If that is the actual purpose, solution is really simple. Dont create problems where none exists. By his family, if you mean his relatives, too bad - this is not about them. If you mean his kids, they will figure things out. 25 years later, things may liighten up a bit, and we all will not have to be in a straighjacket, adhering to customs at the expense of the happiness of whom we love.
Support your brother in the choices he makes - and hope for the best.
Re: Marrying a non-muslim who is NOT ready to convert..

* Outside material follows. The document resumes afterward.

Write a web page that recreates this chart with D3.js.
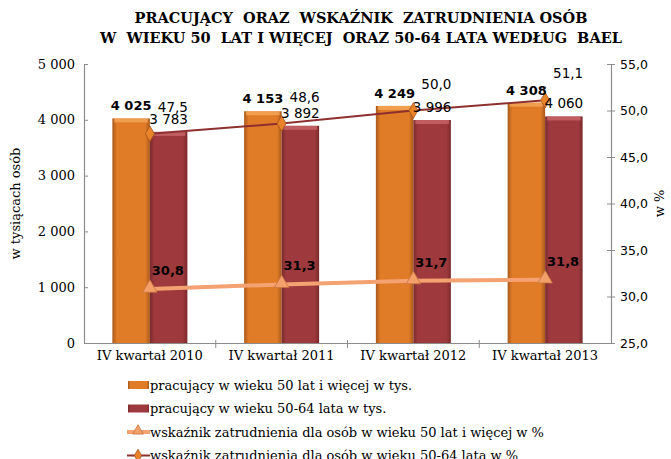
<!DOCTYPE html>
<html>
<head>
<meta charset="utf-8">
<script src="https://cdn.jsdelivr.net/npm/d3@7"></script>
<style>
  body { margin: 0; background: #fff; }
  svg text { fill: #000; }
</style>
</head>
<body>
<div class="chart-cnt"></div>
<script>
const categories = ["IV kwartał 2010", "IV kwartał 2011", "IV kwartał 2012", "IV kwartał 2013"];
const workers50plus = [4025, 4153, 4249, 4308];
const workers5064 = [3783, 3892, 3996, 4060];
const rate50plus = [30.8, 31.3, 31.7, 31.8];
const rate5064 = [47.5, 48.6, 50.0, 51.1];
const leftTicks = [0, 1000, 2000, 3000, 4000, 5000];
const rightTicks = [25, 30, 35, 40, 45, 50, 55];
const legendLabels = [
  "pracujący w wieku 50 lat i więcej w tys.",
  "pracujący w wieku 50-64 lata w tys.",
  "wskaźnik zatrudnienia dla osób w wieku 50 lat i więcej w %",
  "wskaźnik zatrudnienia dla osób w wieku 50-64 lata w %"
];

var width = 671, height = 459;
var serif = "'DejaVu Serif', 'Liberation Serif', serif",
    sans = "'DejaVu Sans', Verdana, sans-serif";

var pl = d3.formatLocale({decimal: ",", thousands: " ", grouping: [3], currency: ["", ""]});
var fmtInt = pl.format(",d"), fmtPct = pl.format(".1f");

var svg = d3.select(".chart-cnt").append("svg")
    .attr("width", width)
    .attr("height", height);

var defs = svg.append("defs");
function barGradient(id, edge, mid) {
    var g = defs.append("linearGradient").attr("id", id)
        .attr("x1", 0).attr("x2", 1).attr("y1", 0).attr("y2", 0);
    g.append("stop").attr("offset", "0%").attr("stop-color", edge);
    g.append("stop").attr("offset", "12%").attr("stop-color", mid);
    g.append("stop").attr("offset", "88%").attr("stop-color", mid);
    g.append("stop").attr("offset", "100%").attr("stop-color", edge);
}
barGradient("gOrange", "#a9591b", "#e07b27");
barGradient("gRed", "#7a2a2c", "#9e3a3d");

var pLeft = 84, pRight = 611, pTop = 64, pBottom = 343;

var x = d3.scaleBand().domain(categories).range([pLeft, pRight]);
var yL = d3.scaleLinear().domain([0, 5000]).range([pBottom, pTop]);
var yR = d3.scaleLinear().domain([25, 55]).range([pBottom, pTop]);
var barW = 37.5;

// title
svg.append("text")
    .attr("text-anchor", "middle")
    .attr("font-family", serif)
    .attr("font-weight", "bold")
    .attr("font-size", 14.5)
    .selectAll("tspan")
    .data(["PRACUJĄCY  ORAZ  WSKAŹNIK  ZATRUDNIENIA OSÓB", "W  WIEKU 50  LAT I WIĘCEJ  ORAZ 50-64 LATA WEDŁUG  BAEL"])
    .enter().append("tspan")
    .attr("x", 361)
    .attr("y", (d, i) => 23 + i * 20)
    .attr("xml:space", "preserve")
    .style("white-space", "pre")
    .text(d => d);

// bars
function drawBars(vals, fill, topFill, offset) {
    var g = svg.append("g");
    var b = g.selectAll("g").data(vals).enter().append("g");
    b.append("rect")
        .attr("x", (d, i) => x(categories[i]) + x.bandwidth() / 2 + offset)
        .attr("y", d => yL(d))
        .attr("width", barW)
        .attr("height", d => yL(0) - yL(d))
        .attr("fill", fill);
    b.append("rect")
        .attr("x", (d, i) => x(categories[i]) + x.bandwidth() / 2 + offset + 2)
        .attr("y", d => yL(d))
        .attr("width", barW - 4)
        .attr("height", 4)
        .attr("fill", topFill)
        .attr("opacity", 0.8);
}
drawBars(workers50plus, "url(#gOrange)", "#f6a85a", -barW);
drawBars(workers5064, "url(#gRed)", "#c8676a", 0);

// axes
function styleAxis(g) {
    g.selectAll("path, line").attr("stroke", "#8c8c8c");
    g.select(".domain").attr("stroke-width", 1.2);
}
var axL = svg.append("g").attr("transform", `translate(${pLeft},0)`)
    .call(d3.axisLeft(yL).tickValues(leftTicks).tickFormat(fmtInt).tickSizeInner(4).tickSizeOuter(0))
    .call(styleAxis);
axL.selectAll(".tick line").attr("x2", 4);
axL.selectAll("text").attr("font-family", serif).attr("font-size", 13).attr("fill", "#000").attr("x", -9);

var axR = svg.append("g").attr("transform", `translate(${pRight},0)`)
    .call(d3.axisRight(yR).tickValues(rightTicks).tickFormat(fmtPct).tickSizeInner(4).tickSizeOuter(0))
    .call(styleAxis);
axR.selectAll(".tick line").attr("x1", -4);
axR.selectAll("text").attr("font-family", sans).attr("font-size", 12.5).attr("fill", "#222").attr("x", 9);

var axB = svg.append("g").attr("transform", `translate(0,${pBottom})`)
    .call(d3.axisBottom(x).tickSize(0))
    .call(styleAxis);
axB.selectAll("text").attr("font-family", serif).attr("font-size", 13).attr("fill", "#000").attr("dy", "1.05em");
axB.selectAll(".sep").data(categories.slice(1)).enter().append("line")
    .attr("x1", d => x(d)).attr("x2", d => x(d))
    .attr("y1", -3).attr("y2", 5)
    .attr("stroke", "#8c8c8c");

// axis titles
svg.append("text")
    .attr("transform", `translate(20,${(pTop + pBottom) / 2}) rotate(-90)`)
    .attr("text-anchor", "middle")
    .attr("font-family", serif).attr("font-size", 13)
    .text("w tysiącach osób");
svg.append("text")
    .attr("transform", `translate(664,${(pTop + pBottom) / 2}) rotate(-90)`)
    .attr("text-anchor", "middle")
    .attr("font-family", serif).attr("font-size", 13)
    .text("w %");

// lines
var cx = (d, i) => x(categories[i]) + x.bandwidth() / 2;
var rateLine = d3.line().x(cx).y(d => yR(d));
svg.append("path").datum(rate50plus)
    .attr("d", rateLine)
    .attr("fill", "none")
    .attr("stroke", "#f4a271")
    .attr("stroke-width", 4);
svg.append("g").selectAll("path").data(rate50plus).enter().append("path")
    .attr("d", d3.symbol(d3.symbolTriangle, 90))
    .attr("transform", (d, i) => `translate(${cx(d, i)},${yR(d) - 1})`)
    .attr("fill", "#f4a06a")
    .attr("stroke", "#c9733e")
    .attr("stroke-width", 0.8);

svg.append("path").datum(rate5064)
    .attr("d", rateLine)
    .attr("fill", "none")
    .attr("stroke", "#8e3030")
    .attr("stroke-width", 2);
svg.append("g").selectAll("path").data(rate5064).enter().append("path")
    .attr("d", d3.symbol(d3.symbolDiamond, 70))
    .attr("transform", (d, i) => `translate(${cx(d, i)},${yR(d)})`)
    .attr("fill", "#e9842a")
    .attr("stroke", "#a4541a")
    .attr("stroke-width", 0.8);

// data labels
svg.append("g").selectAll("text").data(workers50plus).enter().append("text")
    .attr("x", (d, i) => cx(d, i) - barW / 2)
    .attr("y", d => yL(d) - 8)
    .attr("text-anchor", "middle")
    .attr("font-family", sans).attr("font-weight", "bold").attr("font-size", 13)
    .text(fmtInt);
svg.append("g").selectAll("text").data(workers5064).enter().append("text")
    .attr("x", (d, i) => cx(d, i) + barW / 2)
    .attr("y", d => yL(d) - 8)
    .attr("text-anchor", "middle")
    .attr("font-family", sans).attr("font-size", 13.5)
    .text(fmtInt);
svg.append("g").selectAll("text").data(rate5064).enter().append("text")
    .attr("x", (d, i) => cx(d, i) + 23)
    .attr("y", d => yR(d) - 22)
    .attr("text-anchor", "middle")
    .attr("font-family", sans).attr("font-size", 13.5)
    .text(fmtPct);
svg.append("g").selectAll("text").data(rate50plus).enter().append("text")
    .attr("x", (d, i) => cx(d, i) + 18)
    .attr("y", d => yR(d) - 14)
    .attr("text-anchor", "middle")
    .attr("font-family", sans).attr("font-weight", "bold").attr("font-size", 13)
    .text(fmtPct);

// legend
var leg = svg.append("g").attr("transform", "translate(128,385)");
var rows = leg.selectAll("g").data(legendLabels).enter().append("g")
    .attr("transform", (d, i) => `translate(0,${i * 23.5})`);
rows.append("text")
    .attr("x", 22).attr("dy", "0.35em")
    .attr("font-family", serif).attr("font-size", 13)
    .text(d => d);
rows.filter((d, i) => i === 0).append("rect")
    .attr("x", 0).attr("y", -4).attr("width", 21).attr("height", 8).attr("fill", "url(#gOrange)");
rows.filter((d, i) => i === 1).append("rect")
    .attr("x", 0).attr("y", -4).attr("width", 21).attr("height", 8).attr("fill", "url(#gRed)");
var r3 = rows.filter((d, i) => i === 2);
r3.append("line").attr("x1", -1).attr("x2", 22).attr("stroke", "#f4a271").attr("stroke-width", 4);
r3.append("path").attr("d", d3.symbol(d3.symbolTriangle, 50)).attr("transform", "translate(10,-1)")
    .attr("fill", "#f4a06a").attr("stroke", "#c9733e").attr("stroke-width", 0.8);
var r4 = rows.filter((d, i) => i === 3);
r4.append("line").attr("x1", -1).attr("x2", 22).attr("stroke", "#8e3030").attr("stroke-width", 2);
r4.append("path").attr("d", d3.symbol(d3.symbolDiamond, 45)).attr("transform", "translate(10,0)")
    .attr("fill", "#e9842a").attr("stroke", "#a4541a").attr("stroke-width", 0.8);
</script>
</body>
</html>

hello to everyone. Im new in GS. I have read every one's opinion and I agree with Barbiecue and holy moly. As far as I know, marrying a non-muslim is not so bad. After all everyone believes in God. It all depends on the couple how they manage their life. It is true that children follow father's religion. I know people who have married out of their religion and doing well in their life. There is no harm in marrying any non-muslim. Talk to your brother and have trust on your brother, since he is also brought up in the same way as your are. He knows what e is doing and how is he going to manage in future. Best wishes for his future.
Dont force anyone and dont bother about the society.
Re: Marrying a non-muslim who is NOT ready to convert..
It is true that children follow father's religion.
Just to increase knowledge, this is only true in Islam. Catholics agree to raise their children catholic in order for a marriage between a Catholic and a Muslim to be recognized by the church. In Jewish families the children follow the religion of the mother.
Re: Marrying a non-muslim who is NOT ready to convert..
I would also point out that the children are most likely to follow the religion of the parent to whom religion is most important. The one who makes the effort to live their life according to their religion and who takes the time to attend religious functions.
In America, that is usually the mother, at least in my experience.